• _Brief_
In the listing that follows, retype every line from the first through the one containing "2.97, 0.25, 5.21, 2.37, 5.38]". Pictures are to be left out.

• _Data lines_

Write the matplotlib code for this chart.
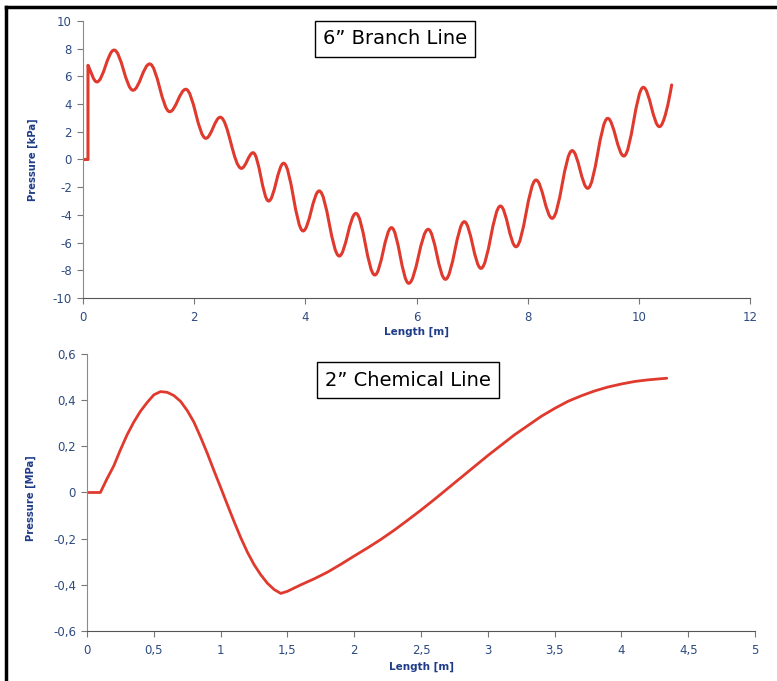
"""Pressure transients along a 6" branch line and a 2" chemical line."""

import matplotlib

matplotlib.use("Agg")

import matplotlib.pyplot as plt
from matplotlib.lines import Line2D
from matplotlib.patches import PathPatch
from matplotlib.path import Path
from matplotlib.ticker import FuncFormatter

plt.rcParams["axes.unicode_minus"] = False

# 6" branch line: start step, then the turning points of the oscillation
branch_x = [0, 0.09, 0.09, 0.25, 0.56, 0.90, 1.20, 1.56, 1.85, 2.21, 2.47, 2.85,
            3.06, 3.34, 3.61, 3.96, 4.25, 4.61, 4.91, 5.25, 5.55, 5.86, 6.21,
            6.52, 6.86, 7.16, 7.51, 7.79, 8.15, 8.44, 8.80, 9.08, 9.44, 9.73,
            10.08, 10.37, 10.59]
branch_p = [0, 0, 6.8, 5.6, 7.9, 5.0, 6.9, 3.45, 5.07, 1.53, 3.05, -0.64,
            0.49, -3.0, -0.27, -5.16, -2.27, -6.97, -3.89, -8.34, -4.92, -8.94,
            -5.04, -8.65, -4.49, -7.86, -3.36, -6.3, -1.48, -4.25, 0.64, -2.08,
            2.97, 0.25, 5.21, 2.37, 5.38]

# 2" chemical line
chem_x = [0, 0.10, 0.15, 0.20, 0.25, 0.30, 0.35, 0.40, 0.45, 0.50, 0.55,
          0.60, 0.65, 0.70, 0.75, 0.80, 0.85, 0.90, 0.95, 1.00, 1.05, 1.10,
          1.15, 1.20, 1.25, 1.30, 1.35, 1.40, 1.45, 1.50, 1.60, 1.70, 1.80,
          1.90, 2.00, 2.10, 2.20, 2.30, 2.40, 2.50, 2.60, 2.80, 3.00, 3.20,
          3.40, 3.50, 3.60, 3.70, 3.80, 3.90, 4.00, 4.10, 4.20, 4.339]
chem_p = [0, 0, 0.06, 0.115, 0.185, 0.25, 0.305, 0.352, 0.39, 0.423, 0.437,
          0.434, 0.420, 0.395, 0.355, 0.305, 0.240, 0.170, 0.095, 0.022,
          -0.052, -0.125, -0.195, -0.258, -0.312, -0.356, -0.393, -0.420,
          -0.437, -0.428, -0.400, -0.374, -0.345, -0.311, -0.275, -0.240,
          -0.203, -0.163, -0.120, -0.076, -0.030, 0.065, 0.160, 0.250, 0.330,
          0.364, 0.395, 0.419, 0.440, 0.457, 0.470, 0.481, 0.488, 0.495]

RED = "#e03a2e"
NAVY = "#2d4a80"
LABEL_NAVY = "#1f3c88"


def branch_path(xs, ys, n_steps=3, k=0.364):
    """Straight start step, then smooth arcs between turning points."""
    verts = [(xs[0], ys[0])]
    codes = [Path.MOVETO]
    for i in range(1, n_steps):
        verts.append((xs[i], ys[i]))
        codes.append(Path.LINETO)
    last = len(xs) - 1
    for i in range(n_steps - 1, last):
        x0, y0, x1, y1 = xs[i], ys[i], xs[i + 1], ys[i + 1]
        dx = x1 - x0
        c1 = (x0 + k * dx, y0)
        if i == n_steps - 1:
            c1 = (x0 + k * dx, y0 - 0.4 * (y0 - y1))
        c2 = (x1 - k * dx, y1)
        if i + 1 == last:
            c2 = (x1 - 0.2 * dx, y1 - 0.35 * (y1 - y0))
        verts += [c1, c2, (x1, y1)]
        codes += [Path.CURVE4] * 3
    return Path(verts, codes)


def comma(v, _pos):
    s = f"{v:.1f}".replace(".", ",")
    if s.endswith(",0"):
        s = s[:-2]
    if s == "-0":
        s = "0"
    return s


def style_axes(ax):
    for side in ("top", "right"):
        ax.spines[side].set_visible(False)
    ax.spines["left"].set_color("#8a8a8a")
    ax.spines["bottom"].set_color("#555555")
    ax.tick_params(axis="both", direction="out", length=4, width=0.8,
                   colors="#777777", labelcolor=NAVY, labelsize=8.5)
    ax.tick_params(axis="y", pad=4)
    ax.tick_params(axis="x", pad=5)


fig = plt.figure(figsize=(7.77, 6.81), dpi=100)

# top: 6" branch line
ax1 = fig.add_axes([0.1068, 0.5624, 0.8585, 0.4068])
ax1.add_patch(PathPatch(branch_path(branch_x, branch_p), fill=False,
                        edgecolor=RED, linewidth=2.2, capstyle="round",
                        joinstyle="round"))
ax1.set_xlim(0, 12)
ax1.set_ylim(-10, 10)
ax1.set_xticks(range(0, 13, 2))
ax1.set_yticks(range(-10, 11, 2))
style_axes(ax1)
ax1.set_xlabel("Length [m]", fontsize=7.5, fontweight="bold", color=LABEL_NAVY)
ax1.set_ylabel("Pressure [kPa]", fontsize=7.2, fontweight="bold",
               color=LABEL_NAVY)
ax1.xaxis.set_label_coords(0.5, -0.105)
ax1.yaxis.set_label_coords(-0.0675, 0.5)
ax1.text(0.468, 0.935, "6\u201d Branch Line", transform=ax1.transAxes,
         ha="center", va="center", fontsize=14, color="black",
         bbox=dict(boxstyle="square,pad=0.42", facecolor="white",
                   edgecolor="black", linewidth=1.0))

# bottom: 2" chemical line
ax2 = fig.add_axes([0.112, 0.0734, 0.8597, 0.4068])
ax2.plot(chem_x, chem_p, color=RED, linewidth=2.0, solid_capstyle="round",
         solid_joinstyle="round")
ax2.set_xlim(0, 5)
ax2.set_ylim(-0.6, 0.6)
ax2.set_xticks([i * 0.5 for i in range(11)])
ax2.set_yticks([-0.6, -0.4, -0.2, 0, 0.2, 0.4, 0.6])
ax2.xaxis.set_major_formatter(FuncFormatter(comma))
ax2.yaxis.set_major_formatter(FuncFormatter(comma))
style_axes(ax2)
ax2.set_xlabel("Length [m]", fontsize=7.5, fontweight="bold", color=LABEL_NAVY)
ax2.set_ylabel("Pressure [MPa]", fontsize=7.2, fontweight="bold",
               color=LABEL_NAVY)
ax2.xaxis.set_label_coords(0.5, -0.11)
ax2.yaxis.set_label_coords(-0.076, 0.48)
ax2.text(0.48, 0.906, "2\u201d Chemical Line", transform=ax2.transAxes,
         ha="center", va="center", fontsize=14, color="black",
         bbox=dict(boxstyle="square,pad=0.42", facecolor="white",
                   edgecolor="black", linewidth=1.0))

# black frame on the left and top edges
fig.add_artist(Line2D([0.0077, 0.0077], [0, 0.989], transform=fig.transFigure,
                      color="black", linewidth=2.5))
fig.add_artist(Line2D([0.0077, 1.0], [0.989, 0.989], transform=fig.transFigure,
                      color="black", linewidth=2.5))

fig.savefig("out.png", dpi=100)
plt.close(fig)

• _The result_
Write the matplotlib code for this chart.
"""Pressure transients along a 6" branch line and a 2" chemical line."""

import matplotlib

matplotlib.use("Agg")

import matplotlib.pyplot as plt
from matplotlib.lines import Line2D
from matplotlib.patches import PathPatch
from matplotlib.path import Path
from matplotlib.ticker import FuncFormatter

plt.rcParams["axes.unicode_minus"] = False

# 6" branch line: start step, then the turning points of the oscillation
branch_x = [0, 0.09, 0.09, 0.25, 0.56, 0.90, 1.20, 1.56, 1.85, 2.21, 2.47, 2.85,
            3.06, 3.34, 3.61, 3.96, 4.25, 4.61, 4.91, 5.25, 5.55, 5.86, 6.21,
            6.52, 6.86, 7.16, 7.51, 7.79, 8.15, 8.44, 8.80, 9.08, 9.44, 9.73,
            10.08, 10.37, 10.59]
branch_p = [0, 0, 6.8, 5.6, 7.9, 5.0, 6.9, 3.45, 5.07, 1.53, 3.05, -0.64,
            0.49, -3.0, -0.27, -5.16, -2.27, -6.97, -3.89, -8.34, -4.92, -8.94,
            -5.04, -8.65, -4.49, -7.86, -3.36, -6.3, -1.48, -4.25, 0.64, -2.08,
            2.97, 0.25, 5.21, 2.37, 5.38]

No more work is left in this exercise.